Why mainstream fashion often feels hollow
Mainstream fashion has become expert at reading culture without truly belonging to it. It borrows military details, Americana references, workwear cuts, and rugged imagery, then strips out the meaning and sells the shell back as a seasonal aesthetic.
That can make the whole thing feel performative. One month patriotism is marketable. The next month it is pushed aside for whatever tests better with a broader audience. That is the problem with brand identity built by committee. It shifts when pressure hits.
For buyers who care about country, service, and personal code, that kind of inconsistency is hard to ignore. They are not looking for a costume version of toughness. They want authenticity. They want to buy from people who actually understand the weight behind the symbols.
Who should choose what
It depends on what you want your clothes to do.
If your priority is blending in, tracking trend cycles, and keeping your style neutral enough for any crowd, mainstream fashion may serve you just fine. There is nothing wrong with wanting flexibility, especially if your work or social environment demands it.

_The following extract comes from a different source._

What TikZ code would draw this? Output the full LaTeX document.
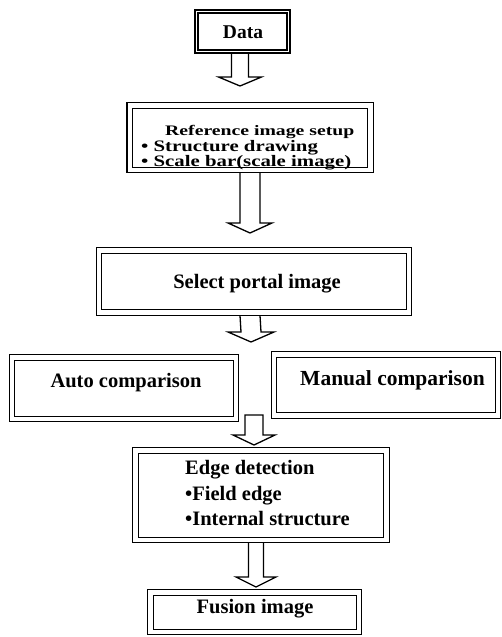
\documentclass[tikz,border=0pt]{standalone}
\usepackage{fontspec}
\setmainfont{Liberation Serif}
\newfontfamily\widetitle[FakeStretch=1.36]{Liberation Serif}
\newfontfamily\wideserif[FakeStretch=1.3]{Liberation Serif}
\usetikzlibrary{calc}
\newcommand\blkarrow[6]{% #1 top coord, #2 tip coord, #3 stem half width, #4 head half width, #5 head length, #6 top offset
  \draw[arr] ($(#1)+(-#3,#6)$) -- ($(#2)+(-#3,-#5)$) -- ($(#2)+(-#4,-#5)$) -- (#2)
    -- ($(#2)+(#4,-#5)$) -- ($(#2)+(#3,-#5)$) -- ($(#1)+(#3,#6)$);}
\begin{document}
\begin{tikzpicture}[x=1pt,y=-1pt,
  dbox/.style={draw=black, double=white, double distance=4.5pt, line width=1.1pt, inner sep=0pt, outer sep=0pt},
  lab/.style={inner sep=0pt, font=\bfseries\fontsize{20.5}{22}\selectfont},
  sublab/.style={inner sep=0pt, font=\wideserif\bfseries\fontsize{16}{18}\selectfont},
  arr/.style={draw=black, line width=1.3pt, line join=miter}]
\useasboundingbox (0,0) rectangle (501,637);
% boxes
\node[dbox, double distance=1.4pt, line width=1.4pt, minimum width=92pt, minimum height=40pt] (data) at (242.5,31.5) {};
\node[dbox, minimum width=240.5pt, minimum height=64.5pt] (ref) at (250,137.75) {};
\node[dbox, minimum width=310pt, minimum height=62pt] (sel) at (254,281.5) {};
\node[dbox, minimum width=224pt, minimum height=61.5pt] (auto) at (124,388.25) {};
\node[dbox, minimum width=224pt, minimum height=61pt] (manual) at (386,385) {};
\node[dbox, minimum width=251pt, minimum height=89.5pt] (edge) at (261,495.25) {};
\node[dbox, minimum width=208.5pt, minimum height=39.5pt] (fusion) at (254.75,612.25) {};
% texts
\node[lab, font=\bfseries\fontsize{19.5}{22}\selectfont, anchor=base] (tdata) at (243,38) {Data};
\node[sublab, font=\widetitle\bfseries\fontsize{14.5}{16}\selectfont, anchor=base west] (tref) at (165,135) {Reference image setup};
\node[sublab, anchor=base west] (tref1) at (141,151) {• Structure drawing};
\node[sublab, anchor=base west] (tref2) at (141,166) {• Scale bar(scale image)};
\node[lab, anchor=base] (tsel) at (257,288) {Select portal image};
\node[lab, anchor=base] (tauto) at (126,387) {Auto comparison};
\node[lab, font=\bfseries\fontsize{21.5}{22}\selectfont, anchor=base] (tman) at (392.5,385) {Manual comparison};
\node[lab, anchor=base west] (tedge) at (185,474) {Edge detection};
\node[lab, anchor=base west] (tedge1) at (185,500) {•Field edge};
\node[lab, anchor=base west] (tedge2) at (185,525) {•Internal structure};
\node[lab, anchor=base] (tfus) at (255,613) {Fusion image};
% arrow anchors
\coordinate (a1t) at (240,0 |- data.south);
\coordinate (a1h) at (240,86);
\coordinate (a2t) at (250,0 |- ref.south);
\coordinate (a2h) at (250,233);
\coordinate (a3t) at (250,0 |- sel.south);
\coordinate (a3h) at (251,342);
\coordinate (a4t) at (254,415);
\coordinate (a4h) at (254,445);
\coordinate (a5t) at (256,0 |- edge.south);
\coordinate (a5h) at (256,587);
% arrows
\blkarrow{a1t}{a1h}{8.5}{21.5}{9}{2}
\blkarrow{a2t}{a2h}{10}{22}{10}{3}
\blkarrow{a3t}{a3h}{10}{23}{10}{3}
\draw[arr] ($(a4t)+(-9,0)$) -- ($(a4h)+(-9,-10)$) -- ($(a4h)+(-21,-10)$) -- (a4h)
    -- ($(a4h)+(21,-10)$) -- ($(a4h)+(9,-10)$) -- ($(a4t)+(9,0)$) -- cycle;
\blkarrow{a5t}{a5h}{7.5}{20}{10}{3}
\end{tikzpicture}
\end{document}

If your priority is wearing gear that reflects your values and carries a stronger sense of purpose, patriotic apparel makes more sense. It is especially strong for men and women who see clothing as part of their identity kit, right alongside training habits, everyday carry choices, and how they show up in the world.
For a lot of people, the answer is not all or nothing. A smart wardrobe can pull from both. You can wear clean basics from anywhere and still build the core of your rotation around pieces that mean something. The key is making sure the center of your wardrobe reflects your actual standards, not just whatever the algorithm pushed this week.
The better question to ask before you buy
Forget what is trending for a minute. Ask a harder question. When you put this on, does it feel like you - or does it feel like borrowed identity?
That is the line that matters in patriotic apparel versus mainstream fashion. One path is built around temporary relevance. The other is built around principle. Not every patriotic piece is automatically better, and not every mainstream piece is worthless. But if you care about authenticity, durability, and wearing something that actually stands for something, the gap gets pretty clear.
Wear what matches your code. Trends fade fast. Conviction does not.